IV. Estimating Arthropod Density & Diversity

  1. Place a 1/2 meter x 1/2 meter grid on the soil you wish to survey.
  2. Carefully remove any plant material or leaf litter from within the grid and sort through it by hand, identifying and recording any arthropods found in this material (a good dichotomous key is available from the American Museum of Natural History).
  3. Next, use hand trowels to remove the soil inside the grid to a depth of 15 cm. and place the soil into a tub for sorting.
  4. Remove handfuls of the soil from the tub and sort by hand, identifying and recording any arthropods found and keeping a running tally of how many earthworms are found.
  5. Remove handfuls of the soil from the tub and sort by hand, identifying and recording any arthropods found and keeping a running tally of how many earthworms are found.
  6. To estimate the number of earthworms and each category of arthropods per square meter, multiply all final values by 4.

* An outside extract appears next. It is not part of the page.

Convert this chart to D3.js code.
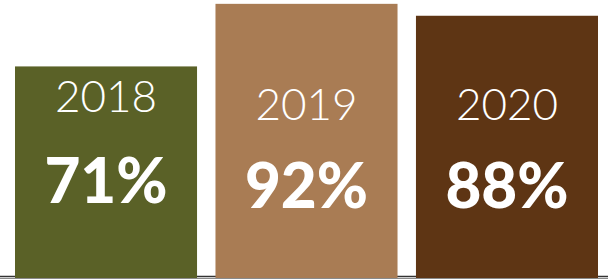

V. Estimating Annelid Density 

  1. Place a half meter by half meter frame onto the soil being studied and use gloves to clear all ground clutter and cover, carefully checking for any annelids.
  2. With a trowel and a ruler, excavate the 0.5 m X 0.5 m square to a depth of 15 cm, carefully placing all removed soil in a bin.
  3. Once the hole is 15 centimeters deep begin filling the hole again with the soil in the bin while checking thoroughly for any annelids and recording the number found.
  4. Once everything is sifted through, gently pat the soil down and replace the ground cover.
  5. Multiply the recorded values by 4 to determine the number of each group of annelids per square meter of soil.

VI. Soil Texture

  1. Collect a sample of soil using a trowel (the amount depends on the size of jar used; you want enough soil to fill your choice of container 3/4 full).
  2. Place the soil in a flat sided, flat bottom jar or other container where the sides and the bottom form an exact 90 degree angle (we use plastic urinalysis sample jars; they have a nice seal, are inexpensive, and reusable).
  3. Add water to the jar until about 1 cm from the top of the jar (tap or distilled water may be used).
  4. Using a pipette, add 3-5 drops of commercial dishwashing detergent (or other detergent that contains phosphates) to the soil-water mixture.
  5. Cap the jar and shake vigorously until well mixed.
  6. Let sit for several hours until completely settled.
  7. There should be 4 different layers in the jar- sand, silt, clay and water (in that order from the bottom up).
  8. The sand layer will be at the bottom of the jar, and will probably be either a lighter color than the silt layer or may be the same color, but will have a grainy texture.
  9. The silt layer will be the second to bottom and will look smooth and will have a dark brown color.
  10. The clay layer will look extremely smooth and be above the silt layer, and should be a lighter tan color.
  11. Above the clay is the remaining water from the jar.
  12. Using a ruler, measure from the bottom of the sand layer to the top of the clay layer. Record this measurement in cm.
  13. Measure the length of column of each individual layer (sand, silt, clay) and record each individual measurement in cm.
  14. Divide each individual measurement by the total measurement for the sand-silt-clay layers to find the percentage of each different type of soil in the sample.